IN THE COURT OF APPEAL
AT NAIROBI
CORAM: MUSINGA, GATEMBU, & M’INOTI, JJA.
CIVIL APPEAL NO. 84 OF 2012
BETWEEN
THE ATTORNEY GENERAL ..............................................................APPELLANT
AND
TORINO ENTERPRISES LIMITED................................................RESPONDENT
(Appeal from the judgment and decree of the High Court of Kenya at Nairobi (Gacheche, J. dated 4th July 2011
in
HC Pet No. 38 of 2011)
************
RULING OF THE COURT
We were poised to hear this appeal on 9th December 2019 when the respondent, Torino Enterprises Ltd, informally applied for admission of a replying affidavit, supplementary record of appeal, written submissions, and a list and digest of authorities out of time. The respondent filed the said replying affidavit and the supplementary record of appeal to respond to additional evidence adduced by the appellant pursuant to leave granted by this Court on 22nd February 2019. The respondent’s counsel, Dr Kiplagat, explained that the respondent was unable to file the replying affidavit and the supplementary record of appeal on time because it had to first to look for evidence, which was not readily available, to counter the additional evidence adduced by the appellant. He urged us to exercise our discretion and admit the said documents out of time in the interest of justice.

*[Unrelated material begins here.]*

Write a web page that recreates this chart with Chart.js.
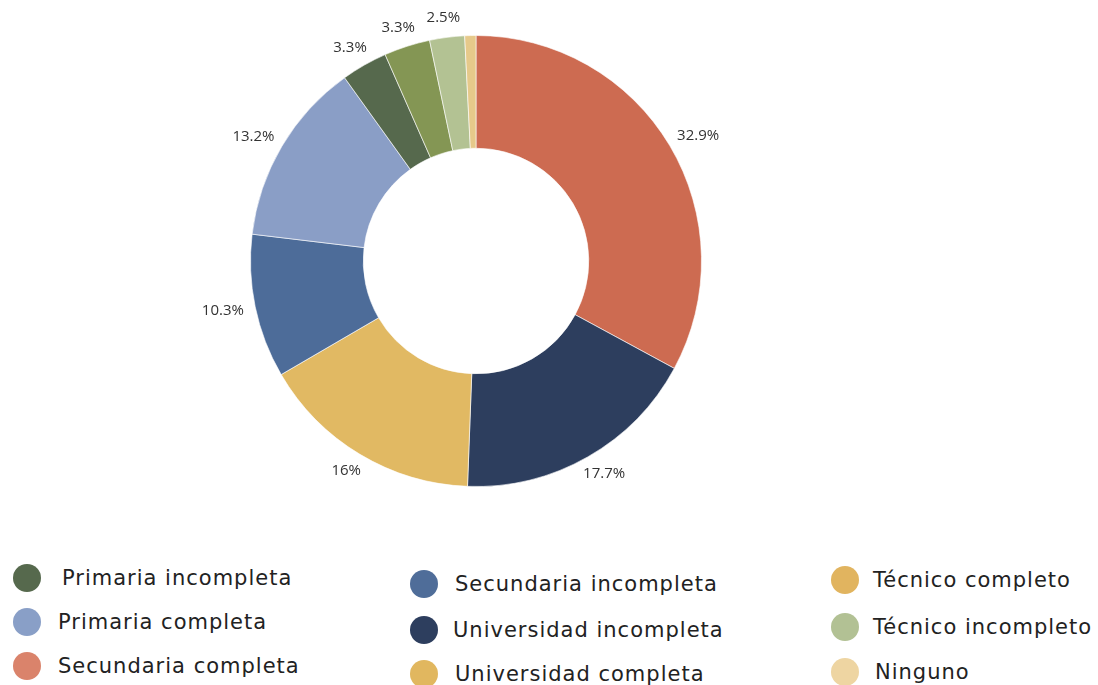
<!DOCTYPE html>
<html>
<head>
<meta charset="utf-8">
<script src="https://cdn.jsdelivr.net/npm/chart.js@4.4.0/dist/chart.umd.min.js"></script>
<style>
  html, body { margin: 0; padding: 0; background: #fff; }
  body { width: 1098px; height: 685px; position: relative; overflow: hidden; font-family: 'Open Sans', sans-serif; }
  #wrap { position: absolute; left: 0; top: 0; width: 952px; height: 522px; }
  .leg { position: absolute; font-family: 'DejaVu Sans', sans-serif; font-size: 21px; letter-spacing: 1px; color: #222; white-space: nowrap; }
  .dot { width: 28px; height: 28px; border-radius: 50%; position: absolute; }
</style>
</head>
<body>
<div id="wrap"><canvas id="chart"></canvas></div>
<div id="legend"></div>
<script>
// slices, clockwise from 12 o'clock
const sliceLabels = [
  'Secundaria completa', 'Universidad incompleta', 'Universidad completa',
  'Secundaria incompleta', 'Primaria completa', 'Primaria incompleta',
  'Técnico completo', 'Técnico incompleto', 'Ninguno'
];
const sliceValues = [32.9, 17.7, 16, 10.3, 13.2, 3.3, 3.3, 2.5, 0.8];
const sliceColors = [
  '#CD6B51', '#2D3E5E', '#E1B963', '#4D6C99', '#8A9EC6',
  '#56694D', '#849654', '#B3C293', '#E6C98A'
];

// legend (three columns, top to bottom)
const legendLabels = [
  'Primaria incompleta', 'Primaria completa', 'Secundaria completa',
  'Secundaria incompleta', 'Universidad incompleta', 'Universidad completa',
  'Técnico completo', 'Técnico incompleto', 'Ninguno'
];
const legendColors = [
  '#56694D', '#899FC7', '#DA836B',
  '#4F6D99', '#2D3E5E', '#E1B75F',
  '#E1B45F', '#B2C194', '#EED5A2'
];

// ── legend layout ──
const LEG_POS = [
  { dot: [13, 564], text: [62, 578] },
  { dot: [13, 608], text: [58, 622] },
  { dot: [13, 652], text: [58, 666] },
  { dot: [410, 570], text: [455, 584] },
  { dot: [410, 616], text: [453, 630] },
  { dot: [410, 660], text: [455, 674] },
  { dot: [831, 566], text: [873, 580] },
  { dot: [831, 613], text: [873, 627] },
  { dot: [831, 658], text: [875, 672] },
];
const legendEl = document.getElementById('legend');
legendLabels.forEach((name, i) => {
  const p = LEG_POS[i];
  const dot = document.createElement('div');
  dot.className = 'dot';
  dot.style.left = p.dot[0] + 'px';
  dot.style.top = p.dot[1] + 'px';
  dot.style.background = legendColors[i];
  legendEl.appendChild(dot);
  const t = document.createElement('div');
  t.className = 'leg';
  t.style.left = p.text[0] + 'px';
  t.style.top = (p.text[1] - 14) + 'px';
  t.style.lineHeight = '28px';
  t.textContent = name;
  legendEl.appendChild(t);
});

// ── outside percentage labels ──
const outsideLabels = {
  id: 'outsideLabels',
  afterDatasetsDraw(chart) {
    const ctx = chart.ctx;
    const arcs = chart.getDatasetMeta(0).data;
    ctx.save();
    ctx.font = "15px 'Open Sans', sans-serif";
    ctx.fillStyle = '#333';
    ctx.textAlign = 'center';
    ctx.textBaseline = 'middle';
    arcs.forEach((arc, i) => {
      const v = sliceValues[i];
      if (v < 1) return;
      const mid = (arc.startAngle + arc.endAngle) / 2;
      const ux = Math.cos(mid), uy = Math.sin(mid);
      const text = v + '%';
      const w = ctx.measureText(text).width, h = 15;
      const r = arc.outerRadius + 12;
      const x = arc.x + ux * r + ux * w / 2;
      const y = arc.y + uy * r + uy * h / 2;
      ctx.fillText(text, x, y);
    });
    ctx.restore();
  }
};

new Chart(document.getElementById('chart'), {
  type: 'doughnut',
  data: {
    labels: sliceLabels,
    datasets: [{
      data: sliceValues,
      backgroundColor: sliceColors,
      borderColor: 'rgba(255,255,255,0.6)',
      borderWidth: 1,
    }],
  },
  options: {
    responsive: true,
    maintainAspectRatio: false,
    animation: false,
    cutout: '50%',
    layout: { padding: 35 },
    plugins: {
      legend: { display: false },
      tooltip: { enabled: false },
    },
  },
  plugins: [outsideLabels],
});
</script>
</body>
</html>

The appellant, the Attorney General, while not objecting to the admission of the respondent’s written submission and list and digest of authorities, raised a two-pronged objection to the respondent’s application for extension of time. In the first limb of the objection, which was relevant to the application for extension of time, Mr. Eredi, learned counsel for the appellant, submitted that respondent's delay in filing both the replying affidavit and the supplementary record of appeal was inordinate. He contended that by the order of the Court dated 22nd February 2019, the respondent was granted leave to file a replying affidavit, if any, within 14 days of service of the appellant’s additional evidence. He urged that although the appellant’s additional evidence was filed and served on 8th March 2019, the respondent did not file its replying affidavit and supplementary record of appeal until 3rd December 2019, which was inordinate and inexcusable delay. He also contended that the respondent’s delay was intended to conduct the appeal by ambush.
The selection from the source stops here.